TASK DIRECTIONS = Give a verbatim copy of the lines below, minus the pictures.

SOURCE MATERIAL =
"""

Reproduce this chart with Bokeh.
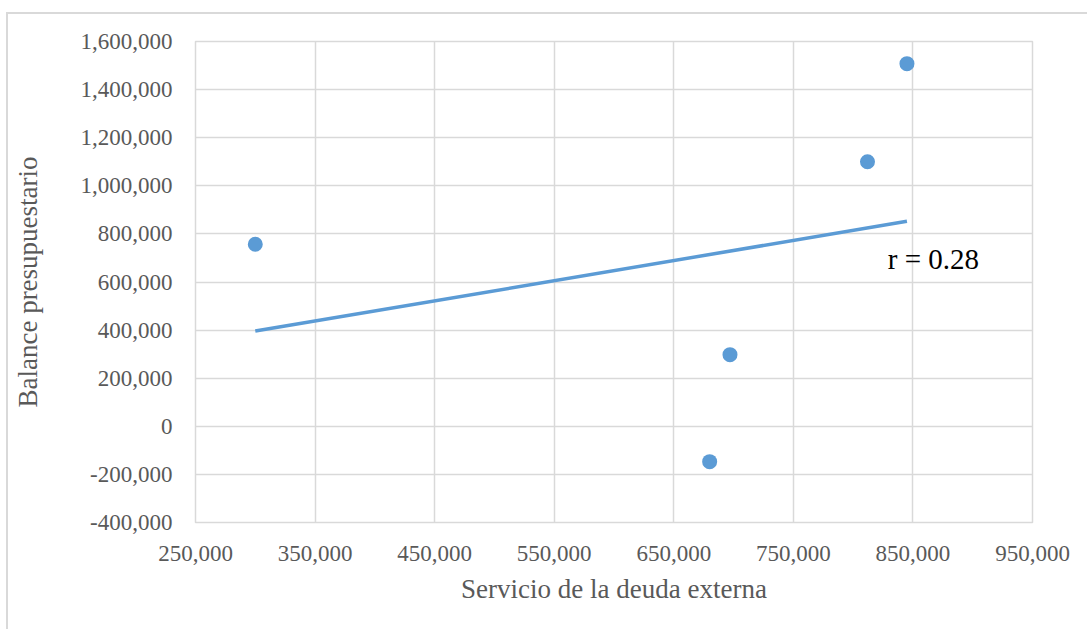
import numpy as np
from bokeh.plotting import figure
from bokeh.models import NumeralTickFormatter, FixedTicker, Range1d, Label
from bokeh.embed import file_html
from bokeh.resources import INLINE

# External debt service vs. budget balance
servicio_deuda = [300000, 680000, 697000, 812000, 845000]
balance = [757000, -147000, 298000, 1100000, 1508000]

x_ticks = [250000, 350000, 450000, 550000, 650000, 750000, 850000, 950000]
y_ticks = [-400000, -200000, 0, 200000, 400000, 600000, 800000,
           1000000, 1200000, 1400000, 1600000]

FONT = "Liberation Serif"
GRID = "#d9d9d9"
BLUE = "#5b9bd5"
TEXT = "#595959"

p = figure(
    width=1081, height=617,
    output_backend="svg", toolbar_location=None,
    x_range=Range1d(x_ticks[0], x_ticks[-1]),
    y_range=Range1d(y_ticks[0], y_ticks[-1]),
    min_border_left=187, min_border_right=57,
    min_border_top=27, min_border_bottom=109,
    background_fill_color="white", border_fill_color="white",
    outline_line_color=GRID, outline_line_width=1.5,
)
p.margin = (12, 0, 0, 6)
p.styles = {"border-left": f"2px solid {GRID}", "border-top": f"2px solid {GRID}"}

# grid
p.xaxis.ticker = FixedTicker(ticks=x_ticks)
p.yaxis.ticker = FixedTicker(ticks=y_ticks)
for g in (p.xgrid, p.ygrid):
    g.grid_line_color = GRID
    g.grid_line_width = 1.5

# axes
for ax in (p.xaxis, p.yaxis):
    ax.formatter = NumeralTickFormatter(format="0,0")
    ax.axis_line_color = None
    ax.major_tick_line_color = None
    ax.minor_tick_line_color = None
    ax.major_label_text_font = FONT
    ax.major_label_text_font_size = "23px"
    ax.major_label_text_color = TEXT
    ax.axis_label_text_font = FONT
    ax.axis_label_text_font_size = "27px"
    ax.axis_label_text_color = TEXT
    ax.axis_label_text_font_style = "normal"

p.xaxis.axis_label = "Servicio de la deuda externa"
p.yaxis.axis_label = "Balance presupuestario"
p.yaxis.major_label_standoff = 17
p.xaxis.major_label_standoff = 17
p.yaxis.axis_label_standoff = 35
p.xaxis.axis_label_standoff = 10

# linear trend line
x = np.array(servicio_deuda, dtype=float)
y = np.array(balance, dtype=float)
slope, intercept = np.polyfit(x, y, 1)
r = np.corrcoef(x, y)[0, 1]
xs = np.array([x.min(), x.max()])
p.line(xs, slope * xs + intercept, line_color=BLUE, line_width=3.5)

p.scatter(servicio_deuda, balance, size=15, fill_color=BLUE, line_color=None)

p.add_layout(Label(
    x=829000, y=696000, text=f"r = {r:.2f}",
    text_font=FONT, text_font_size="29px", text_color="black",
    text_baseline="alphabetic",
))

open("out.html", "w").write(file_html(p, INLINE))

"""

THE OUTPUT =
Reproduce this chart with Bokeh.
import numpy as np
from bokeh.plotting import figure
from bokeh.models import NumeralTickFormatter, FixedTicker, Range1d, Label
from bokeh.embed import file_html
from bokeh.resources import INLINE

# External debt service vs. budget balance
servicio_deuda = [300000, 680000, 697000, 812000, 845000]
balance = [757000, -147000, 298000, 1100000, 1508000]

x_ticks = [250000, 350000, 450000, 550000, 650000, 750000, 850000, 950000]
y_ticks = [-400000, -200000, 0, 200000, 400000, 600000, 800000,
           1000000, 1200000, 1400000, 1600000]

FONT = "Liberation Serif"
GRID = "#d9d9d9"
BLUE = "#5b9bd5"
TEXT = "#595959"

p = figure(
    width=1081, height=617,
    output_backend="svg", toolbar_location=None,
    x_range=Range1d(x_ticks[0], x_ticks[-1]),
    y_range=Range1d(y_ticks[0], y_ticks[-1]),
    min_border_left=187, min_border_right=57,
    min_border_top=27, min_border_bottom=109,
    background_fill_color="white", border_fill_color="white",
    outline_line_color=GRID, outline_line_width=1.5,
)
p.margin = (12, 0, 0, 6)
p.styles = {"border-left": f"2px solid {GRID}", "border-top": f"2px solid {GRID}"}

# grid
p.xaxis.ticker = FixedTicker(ticks=x_ticks)
p.yaxis.ticker = FixedTicker(ticks=y_ticks)
for g in (p.xgrid, p.ygrid):
    g.grid_line_color = GRID
    g.grid_line_width = 1.5

# axes
for ax in (p.xaxis, p.yaxis):
    ax.formatter = NumeralTickFormatter(format="0,0")
    ax.axis_line_color = None
    ax.major_tick_line_color = None
    ax.minor_tick_line_color = None
    ax.major_label_text_font = FONT
    ax.major_label_text_font_size = "23px"
    ax.major_label_text_color = TEXT
    ax.axis_label_text_font = FONT
    ax.axis_label_text_font_size = "27px"
    ax.axis_label_text_color = TEXT
    ax.axis_label_text_font_style = "normal"

p.xaxis.axis_label = "Servicio de la deuda externa"
p.yaxis.axis_label = "Balance presupuestario"
p.yaxis.major_label_standoff = 17
p.xaxis.major_label_standoff = 17
p.yaxis.axis_label_standoff = 35
p.xaxis.axis_label_standoff = 10

# linear trend line
x = np.array(servicio_deuda, dtype=float)
y = np.array(balance, dtype=float)
slope, intercept = np.polyfit(x, y, 1)
r = np.corrcoef(x, y)[0, 1]
xs = np.array([x.min(), x.max()])
p.line(xs, slope * xs + intercept, line_color=BLUE, line_width=3.5)

p.scatter(servicio_deuda, balance, size=15, fill_color=BLUE, line_color=None)

p.add_layout(Label(
    x=829000, y=696000, text=f"r = {r:.2f}",
    text_font=FONT, text_font_size="29px", text_color="black",
    text_baseline="alphabetic",
))

open("out.html", "w").write(file_html(p, INLINE))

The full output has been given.